- _Material provided_:
◇ ◇ ◇ ◇
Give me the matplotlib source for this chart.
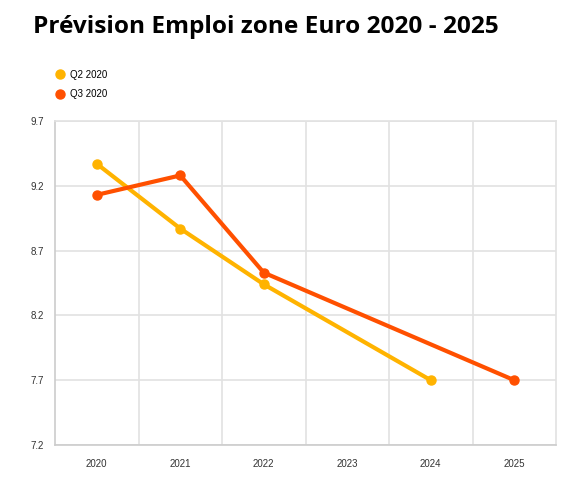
import matplotlib
matplotlib.use("Agg")
import matplotlib.pyplot as plt
from matplotlib.lines import Line2D

categories = ["2020", "2021", "2022", "2023", "2024", "2025"]
q2_years = ["2020", "2021", "2022", "2024"]
q2_values = [9.37, 8.87, 8.44, 7.70]
q3_years = ["2020", "2021", "2022", "2025"]
q3_values = [9.13, 9.28, 8.53, 7.70]
y_ticks = [7.2, 7.7, 8.2, 8.7, 9.2, 9.7]
series_names = ["Q2 2020", "Q3 2020"]
colors = ["#FFB300", "#FF5000"]

fig = plt.figure(figsize=(5.63, 4.8), dpi=100)
ax = fig.add_axes([55/563, 1-445/480, (556-55)/563, (445-121)/480])

idx = {c: i for i, c in enumerate(categories)}
for yrs, vals, col in [(q2_years, q2_values, colors[0]), (q3_years, q3_values, colors[1])]:
    xs = [idx[y] for y in yrs]
    ax.plot(xs, vals, color=col, lw=3, marker="o", ms=6.5, solid_capstyle="round", zorder=3)

ax.set_xlim(-0.5, len(categories) - 0.5)
ax.set_ylim(7.2, 9.7)
ax.set_yticks(y_ticks)
ax.set_yticklabels([f"{v:.1f}" for v in y_ticks])
ax.set_xticks(range(len(categories)))
ax.set_xticklabels(categories)
ax.set_xticks([i + 0.5 for i in range(len(categories) - 1)], minor=True)
ax.grid(True, which="major", axis="y", color="#e2e2e2", lw=1.2)
ax.grid(True, which="minor", axis="x", color="#e2e2e2", lw=1.2)
ax.tick_params(which="both", length=0)
ax.tick_params(axis="y", pad=8, labelsize=7, labelcolor="#333333")
ax.tick_params(axis="x", pad=10, labelsize=7, labelcolor="#333333")
for lab in ax.get_xticklabels() + ax.get_yticklabels():
    lab.set_family("Liberation Sans")
for s in ["top", "right"]:
    ax.spines[s].set_color("#e2e2e2")
    ax.spines[s].set_linewidth(1.2)
for s in ["left", "bottom"]:
    ax.spines[s].set_color("#cccccc")
    ax.spines[s].set_linewidth(1.2)
ax.set_axisbelow(True)

fig.text(33/563, 1-27/480, "Prévision Emploi zone Euro 2020 - 2025", fontsize=17.6,
         fontweight="bold", family="Open Sans", va="center", ha="left")

handles = [Line2D([], [], color=c, marker="o", ls="none", ms=6.5) for c in colors]
fig.legend(handles, series_names, loc="upper left", bbox_to_anchor=(49/563, 1-65/480),
           frameon=False, prop={"family": "Liberation Sans", "size": 7},
           handletextpad=0.5, labelspacing=0.95, borderpad=0, handlelength=1.2)

fig.savefig("out.png", dpi=100)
◇ ◇ ◇ ◇
Count the lines of the data that include the string "matplotlib", and give only that number.

- _Result of this task_:
5